Removing ./ results in a successful validation report. However, I believe that the spec should allow this or am I misinterpreting it? For example:

mets/amdSec/digiprovMD/mdRef/@xlink:href
The actual location of the resource. This specification recommends recording a URL type filepath within this attribute.

As a sidenote, the issue description of CSIP66 contains a typo:

As is:

      "issues": [
        "You have files in SIP does not referenced in Root METS.xml"
      ],

To be, as example:

      "issues": [
        "You have files in the SIP that are not referenced in the Root METS.xml"
      ],
milvld commented 1 month ago

Hi @luis100 and @hmiguim , can you confirm that this is indeed a bug in the validator code and not the expected behaviour as per the E-ARK specification? :) That way we can close the issue internally and know whether or not we have to change our samples or not.

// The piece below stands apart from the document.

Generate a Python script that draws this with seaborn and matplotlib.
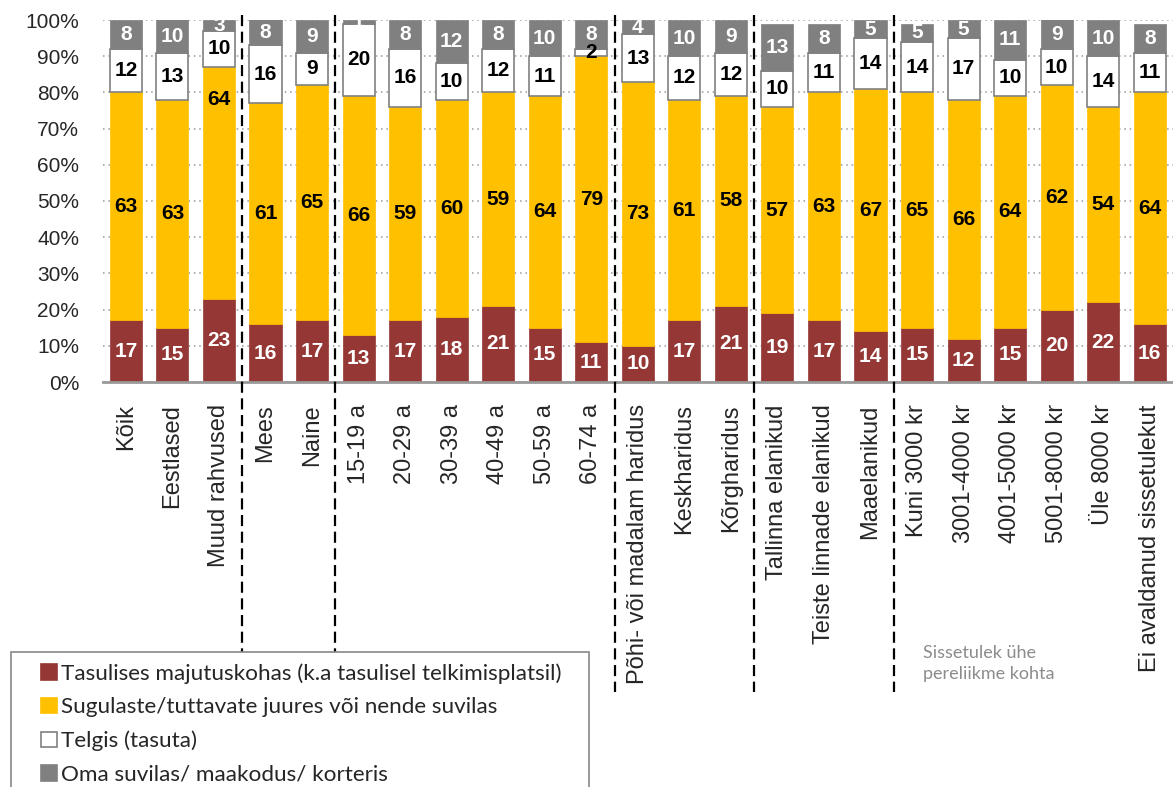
import numpy as np
import pandas as pd
import seaborn as sns
import matplotlib.pyplot as plt
from matplotlib.patches import Patch, Rectangle

# categories (x axis)
groups = ["Kõik", "Eestlased", "Muud rahvused", "Mees", "Naine",
          "15-19 a", "20-29 a", "30-39 a", "40-49 a", "50-59 a", "60-74 a",
          "Põhi- või madalam haridus", "Keskharidus", "Kõrgharidus",
          "Tallinna elanikud", "Teiste linnade elanikud", "Maaelanikud",
          "Kuni 3000 kr", "3001-4000 kr", "4001-5000 kr", "5001-8000 kr",
          "Üle 8000 kr", "Ei avaldanud sissetulekut"]

# series values (%)
paid = [17, 15, 23, 16, 17, 13, 17, 18, 21, 15, 11, 10, 17, 21, 19, 17, 14, 15, 12, 15, 20, 22, 16]
relatives = [63, 63, 64, 61, 65, 66, 59, 60, 59, 64, 79, 73, 61, 58, 57, 63, 67, 65, 66, 64, 62, 54, 64]
tent = [12, 13, 10, 16, 9, 20, 16, 10, 12, 11, 2, 13, 12, 12, 10, 11, 14, 14, 17, 10, 10, 14, 11]
own = [8, 10, 3, 8, 9, 1, 8, 12, 8, 10, 8, 4, 10, 9, 13, 8, 5, 5, 5, 11, 9, 10, 8]

series_names = ["Tasulises majutuskohas (k.a tasulisel telkimisplatsil)",
                "Sugulaste/tuttavate juures või nende suvilas",
                "Telgis (tasuta)",
                "Oma suvilas/ maakodus/ korteris"]

# group separators sit after these category indexes
separators_after = [2, 4, 10, 13, 16]

colors = ["#953735", "#FFC000", "#FFFFFF", "#808080"]
edges = ["#953735", "#FFC000", "#808080", "#808080"]
text_colors = ["white", "black", "black", "white"]

sns.set_style("white")
plt.rcParams["font.family"] = ["Liberation Sans", "DejaVu Sans"]

fig = plt.figure(figsize=(11.73, 7.87), dpi=100)
ax = fig.add_axes([0.0875, 1 - 382 / 787, 0.9125, 362 / 787])

df = pd.DataFrame({"group": groups, "s0": paid, "s1": relatives, "s2": tent, "s3": own})
bottom = np.zeros(len(groups))
for i, col in enumerate(["s0", "s1", "s2", "s3"]):
    sns.barplot(data=df, x="group", y=col, order=groups, color=colors[i],
                saturation=1, width=0.69, bottom=bottom.copy(), edgecolor=edges[i],
                linewidth=1.2 if i == 2 else 0.5, ax=ax, zorder=2)
    bottom += df[col].to_numpy()

label_sets = []
for i, cont in enumerate(ax.containers):
    vals = df[f"s{i}"].tolist()
    texts = ax.bar_label(cont, labels=[str(v) for v in vals], label_type="center",
                         color=text_colors[i], fontsize=15, fontweight="bold")
    for t in texts:
        t.set_clip_box(ax.bbox)
        t.set_clip_on(True)
    label_sets.append(texts)

# in the original the "Muud rahvused" yellow label sits near the top of its segment
# (center labels are anchored in bar-relative coordinates)
t = label_sets[1][2]
t.xy = (0.5, (78 - paid[2]) / relatives[2])

ax.set_xlim(-0.5, len(groups) - 0.5)
ax.set_ylim(0, 100)
ax.set_yticks(np.arange(0, 101, 10))
ax.set_yticklabels([f"{v}%" for v in range(0, 101, 10)], fontsize=15)
ax.set_xticks(range(len(groups)))
ax.set_xticklabels(groups, rotation=90, fontsize=17)
ax.tick_params(axis="x", length=0, pad=16)
ax.tick_params(axis="y", length=0, pad=17)
ax.set_xlabel("")
ax.set_ylabel("")

ax.yaxis.grid(True, linestyle=(0, (1, 2.5)), color="#999999", linewidth=1.1)
ax.set_axisbelow(True)
for s in ["left", "top", "right"]:
    ax.spines[s].set_visible(False)
ax.spines["bottom"].set_color("#999999")
ax.spines["bottom"].set_linewidth(2)

# dashed separators between groups
tr = ax.get_xaxis_transform()
for k, idx in enumerate(separators_after):
    y_low = -0.746 if k < 2 else -0.856
    ax.plot([idx + 0.5, idx + 0.5], [1.014, y_low], transform=tr, clip_on=False,
            color="black", linewidth=1.6, linestyle=(0, (5, 2.5)), zorder=5)

# legend: frame drawn separately so it can run off the bottom edge
fig.patches.append(Rectangle((11 / 1173, -0.05), 578 / 1173, 0.05 + 1 - 652 / 787,
                             transform=fig.transFigure, fill=False,
                             edgecolor="#888888", linewidth=1.2))
handles = [Patch(facecolor=colors[i], edgecolor=edges[i] if i == 2 else colors[i],
                 linewidth=1.2) for i in range(4)]
fig.legend(handles, series_names, loc="center left",
           bbox_to_anchor=(41 / 1173, 1 - 724 / 787), frameon=False,
           borderaxespad=0, borderpad=0,
           handlelength=0.7, handleheight=0.7, handletextpad=0.2,
           labelspacing=0.6, prop={"family": "Lato", "size": 16.2})

fig.text(923 / 1173, 1 - 663.5 / 787, "Sissetulek ühe\npereliikme kohta",
         ha="left", va="center", color="#8c8c8c", fontsize=13,
         family="Lato", linespacing=1.35)

fig.savefig("out.png", dpi=100)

luis100 commented 1 month ago

Hello,

On my interpretation, the E-ARK specification allows any relative URL, which would include the ability to use . and .., but the validator does a string comparison between the paths on the AIP (which are listed without any . or ..) and the URLs listed in the METS files, which then results in a failure.

The paths should then be normalized before comparing, but it is currently not done so. This is therefore a bug or lack of support from the validator.

PS: note that allowing .. opens security concerns that must be also be dealt with to avoid path transversal.

hmiguim commented 1 month ago

Fixed in #286